Straightforward licensing

Licensing and pricing is hard. About every other week, I get asked to weigh in on a pricing decision for a young company. At some point in the conversation, I usually end up saying: “If you’re spending a lot of time on this and it feels difficult, don’t worry, you’re doing it the right way.” Pricing is a key part of the customer experience. It touches not only those who use the product but also the Finance team, procurement and potentially others. At Open Raven, we designed it to be easily understood and to encourage frequent use of the platform— factors that we deemed to be important beyond predictability and affordability already mentioned above. 

How did we do this? By metering off of the number of data stores and the amount of data. The number of data stores is generally stable and grows at a predictable rate. Often the same is true for the amount of data. Compare this to alternate approaches that price off a percentage of your data bill (how do you even count this accurately?), off of the people in your org , or bill you on a per scan basis. In order to accommodate unexpected growth, we use a true-up model with no hard stop for the duration of the (typically annual) contract.

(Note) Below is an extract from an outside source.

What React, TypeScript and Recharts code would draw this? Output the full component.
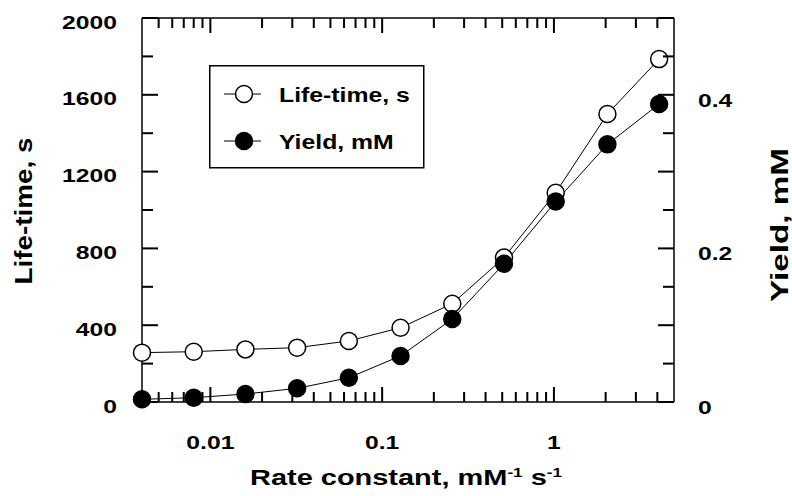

The dynamic nature of both the cloud and the data economy make it difficult to solve key cost challenges at scale, from making it affordable to keeping costs within budget as an environment shifts and grows. And the stakes are high— getting it wrong means lost time, unexpected costs and damaged trust both within an organization and with the vendor partner. Thankfully, the flexibility and increasing sophistication of cloud services such as serverless functions also gives us the tools, from serverless tech to detailed telemetry, to thoughtfully solve the same problems that have been created by the migration of massive amounts of data to the cloud.